Saxon duke Henry the Lion’s guarantee of mercantile independence from the Church in 1159 established Lübeck as a base for North German trading guilds (Hanse; Hansa in English), and prompted mutual security deals at a time when there was no national government to safeguard trade. The momentum for a league proper began in 1241, when Lübeck, with easy access to Baltic trade routes, struck a deal with Hamburg on the North Sea to tie up exports of Lüneburg salt – a smart move in an era when states waged war over the “white gold”. As their influence grew in a fragmented Europe, towns from Belgium to Poland signed up to benefit from the collective bargaining power, and league colonists established Hansa outposts in cities as far away as Aberdeen and Novgorod, trading league bills-of-exchange to the chagrin of commercial centres such as London. Throughout, Lübeck remained the headquarters for annual meetings and was the arbiter in Hansa law.

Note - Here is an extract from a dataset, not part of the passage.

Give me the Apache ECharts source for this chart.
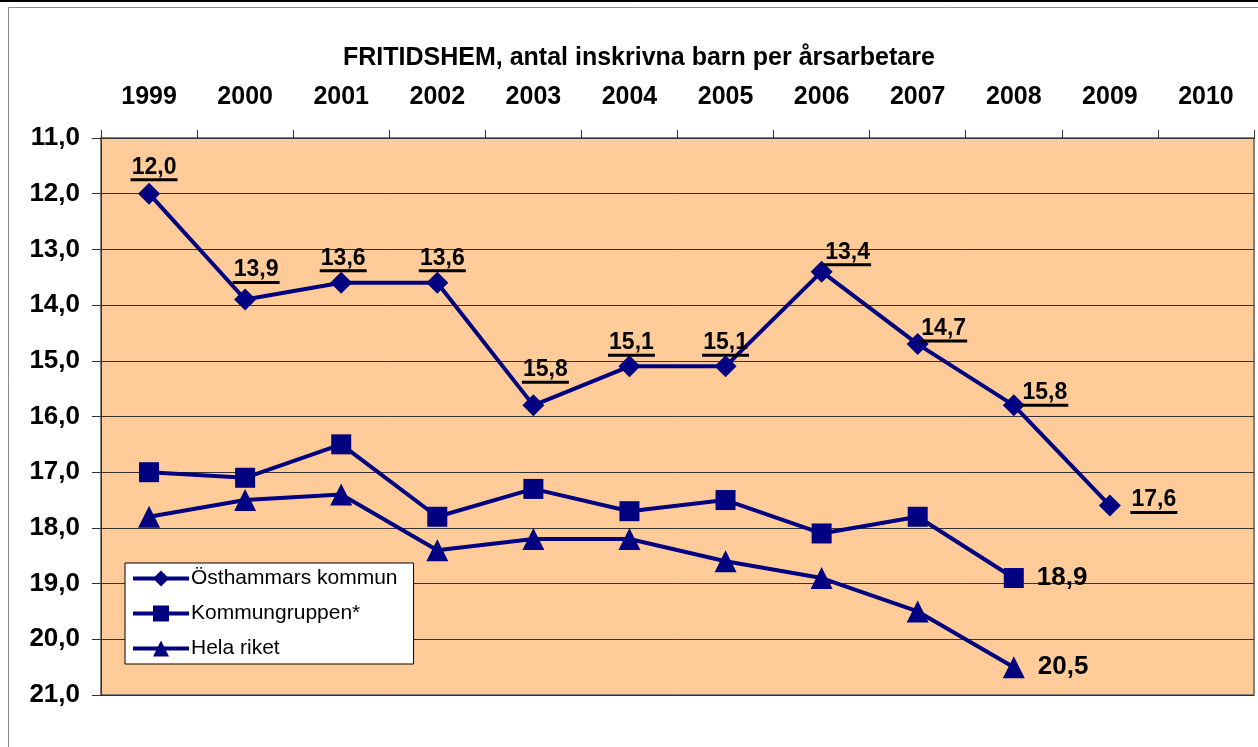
<!DOCTYPE html>
<html><head><meta charset="utf-8">
<script src="https://cdn.jsdelivr.net/npm/echarts@6/dist/echarts.min.js"></script>
<style>html,body{margin:0;padding:0;background:#fff}#c{width:1258px;height:747px}</style>
</head><body><div id="c"></div>
<script>
const titleText = 'FRITIDSHEM, antal inskrivna barn per årsarbetare';
const years = ['1999','2000','2001','2002','2003','2004','2005','2006','2007','2008','2009','2010'];
const seriesNames = ['Östhammars kommun','Kommungruppen*','Hela riket'];
const osthammar = [12.0, 13.9, 13.6, 13.6, 15.8, 15.1, 15.1, 13.4, 14.7, 15.8, 17.6, null];
const kommungruppen = [17.0, 17.1, 16.5, 17.8, 17.3, 17.7, 17.5, 18.1, 17.8, 18.9, null, null];
const helariket = [17.8, 17.5, 17.4, 18.4, 18.2, 18.2, 18.6, 18.9, 19.5, 20.5, null, null];
const yMin = 11, yMax = 21, yStep = 1;

// label placement offsets (layout only) for Östhammars labels
const labelOffsets = [[5,-25],[11,-28],[2,-23],[5,-23],[12,-34],[2,-22],[0,-22],[26,-18],[26,-14],[31,-11],[44,-4],[0,0]];

const fmt = v => v.toFixed(1).replace('.', ',');
const NAVY = '#000080';
const FONT = 'Liberation Sans, Arial, sans-serif';

const ostData = osthammar.map((v, i) => v == null ? null : {
  value: v,
  label: { show: true, position: 'inside', offset: labelOffsets[i],
    formatter: '{t|' + fmt(v) + '}\n{u| }',
    rich: {
      t: { fontFamily: FONT, fontWeight: 'bold', fontSize: 23, color: '#000', align: 'center', lineHeight: 22 },
      u: { width: 47, height: 3, lineHeight: 3, fontSize: 2, backgroundColor: '#000', align: 'center' }
    }
  }
});

function lastLabel(arr) {
  let last = -1; arr.forEach((v, i) => { if (v != null) last = i; });
  return arr.map((v, i) => v == null ? null : (i === last ? {
    value: v,
    label: { show: true, position: 'right', distance: 13, formatter: fmt(v),
      fontFamily: FONT, fontWeight: 'bold', fontSize: 26, color: '#000' }
  } : v));
}

const chart = echarts.init(document.getElementById('c'));
chart.setOption({
  animation: false,
  backgroundColor: '#fff',
  title: { text: titleText, left: 338, top: 41,
    textStyle: { fontFamily: FONT, fontWeight: 'bold', fontSize: 25, color: '#000' } },
  graphic: [
    { type: 'line', shape: { x1: 0, y1: 1, x2: 1258, y2: 1 }, style: { stroke: '#000', lineWidth: 2 } },
    { type: 'rect', shape: { x: 8.5, y: 7.5, width: 1300, height: 800 }, style: { fill: null, stroke: '#888', lineWidth: 1 } }
  ],
  grid: { left: 101, top: 138, right: 4, bottom: 52, show: true, backgroundColor: '#FFCC99', borderColor: '#808080', borderWidth: 2 },
  legend: {
    orient: 'vertical', left: 125, top: 563,
    backgroundColor: '#fff', borderColor: '#000', borderWidth: 1,
    padding: [5, 16, 5, 6], itemWidth: 56, itemHeight: 20, itemGap: 14,
    lineStyle: { width: 4 },
    textStyle: { fontFamily: FONT, fontSize: 21, color: '#000', padding: [0,0,0,-3] },
    data: seriesNames
  },
  xAxis: {
    type: 'category', position: 'top', data: years, boundaryGap: true,
    axisLine: { show: true, lineStyle: { color: '#333', width: 1 } },
    axisTick: { show: true, inside: false, length: 8, lineStyle: { color: '#333' } },
    axisLabel: { fontFamily: FONT, fontWeight: 'bold', fontSize: 25, color: '#000', margin: 28, interval: 0 },
    splitLine: { show: false }
  },
  yAxis: {
    type: 'value', inverse: true, min: yMin, max: yMax, interval: yStep,
    axisLine: { show: true, lineStyle: { color: '#333', width: 1 } },
    axisTick: { show: true, length: 9, lineStyle: { color: '#333' } },
    axisLabel: { fontFamily: FONT, fontWeight: 'bold', fontSize: 26, color: '#000', margin: 21, formatter: fmt },
    splitLine: { show: true, lineStyle: { color: '#333', width: 1 } }
  },
  series: [
    { name: seriesNames[0], type: 'line', data: ostData, symbol: 'diamond', symbolSize: 22,
      lineStyle: { color: NAVY, width: 4 }, itemStyle: { color: NAVY }, connectNulls: false },
    { name: seriesNames[1], type: 'line', data: lastLabel(kommungruppen), symbol: 'rect', symbolSize: 20,
      lineStyle: { color: NAVY, width: 4 }, itemStyle: { color: NAVY } },
    { name: seriesNames[2], type: 'line', data: lastLabel(helariket), symbol: 'triangle', symbolSize: 22,
      lineStyle: { color: NAVY, width: 4 }, itemStyle: { color: NAVY } }
  ]
});
</script></body></html>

The league’s primary directive to maintain trade routes inevitably led to its emergence as a political and military force. The merchant cartel fixed prices of essential commodities such as timber, fur, tar, flax and wheat. And after an international fleet of Hansa members united in 1368, Danish king Valdemar IV was forced to cede Scandinavian trade rights (and fifteen percent of his own profits) to the medieval superpower. The victory proved a high-water mark. Strong-arm tactics inevitably bred resentment, particularly among the great seafaring countries like England and Holland which had been deliberately excluded to favour the league’s chosen markets. Both nations nurtured fleets to defeat the competition. New World trade routes leached away more influence and the chaotic Thirty Years’ War in the 1600s was the final nail in the coffin for a league that was already crumbling from internal tension. Only nine members attended the last annual meeting in 1669, and when the league was formerly wound up in 1862 only Lübeck, Hamburg and Bremen remained, which perhaps explains why each still declares itself a Hansestadt.
Ratzeburg
The finest day-trip from Lübeck is RATZEBURG, 23km south. Approach by boat in a summer heat-haze and it seems almost like a mirage: a cluster of red roofs and a green copper tower afloat in a lake. The trick is that the town is clustered on an island at the south end of the elongated Ratzeburger See. Indeed the geography inspired the town – the island’s defensive possibilities caught the eye of Saxon duke Henry the Lion as he marched north to found Lübeck in the mid-1100s.
Schleswig
SCHLESWIG should be one of the region’s premier tourist destinations. That it is not is one more reason to make the journey. One of the most distinctive small towns in North Germany, it dozes peacefully on the banks of the broad Schlei fjord as a provincial backwater of around 25,000 people. Yet until the tenth century, Haithabu on the south bank of the Schlei was a hub of the Viking world. Founded in 800 AD, the “colony of the west” flourished at the crossroads of trade routes to North Atlantic and Baltic settlements, populated by a cosmopolitan cross-section of Europe and serving as a base for Christian missionaries to Scandinavia. Indeed, it is only due to its destruction in 1066 that Schleswig emerged opposite, roots that the town celebrates with rollicking Wikingertage (Viking Days; wikingertage.de) at the end of July/early August on odd-numbered years. With a bit of poetic licence there remains something of the Scandinavian about the manicured Altstadt where red-brick fishermen’s houses exude village charm. That its holy trinity of must-see sights – cathedral, palace and the Viking past – is spread over a wide area only serves to underline that Schleswig is a town best savoured at leisure. Take your time and make a day of it – ideally two.